Отход ко сну – одно из первых трудных дел, с которым ребенку приходится справляться в одиночку. Уснуть – значит отдаться неведомому. Это немного похоже на смерть[55]. Эта маленькая книжка содержит в себе все темные течения, скользящие под поверхностью засыпания, – мерцание сознания, страх неведомого, хтонические ритуалы отхода ко сну. Получить подтверждение собственных тревог – от книги, взрослого человека, от кого угодно в этом мире – само по себе дорогого стоит, когда ты ребенок. Но «Баю-баюшки, луна» идет дальше: обтекая эту темноту и заключая ее в оболочку из ритмических и визуальных повторений, она дает надежду. Да, засыпать страшно, и книга это признает, но ее заклинательные ритмы и мягкое «Тс-с…» несут и великое утешение: засыпать – это нормально.
Я понимаю, что последние несколько абзацев могут показаться кому-то чересчур вольной интерпретацией: не надо «вчитывать» в милую детскую книжку то, чего в ней нет. И тем не менее «Баю-баюшки, луна» – шедевр экспериментальной литературы. Именно экспериментальные элементы этой книги – текучесть ее смыслов и необычность формы – составляют ее магию.
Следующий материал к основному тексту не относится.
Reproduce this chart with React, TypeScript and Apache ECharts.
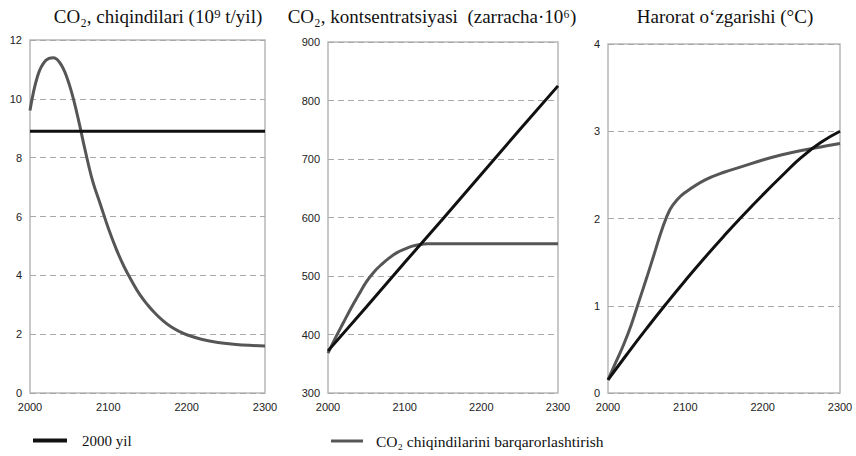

Прошло несколько десятков лет, но и сегодня эта странная засыпательная книга кажется детям правдивой и честной, потому что в ней все по-настоящему – как в жизни. Успех первого издания был очень скромным, не сравнить с другими, более популярными книгами Маргарет Уайз Браун. Продажи начали расти лишь в конце шестидесятых, после чего кривая неуклонно ползла вверх – согласитесь, нетипичная траектория для детской книги. Никто не знает, почему так, но у меня есть одна догадка: в книге «Баю-баюшки, луна» самое ценное и интересное относится к сугубо детскому опыту, взрослые этого ценного не разглядели. Или не поняли. Но дети, которым читали эту книгу, не забыли ее и, повзрослев, захотели поделиться ею со своими детьми, а те – со своими детьми, и всё новые поколения детей продолжают встречаться с этим произведением настоящего искусства.
Вот к чему трудно привыкнуть, когда пишешь для детей: они вырастают. И никогда не знаешь, что они возьмут с собой, когда вырастут.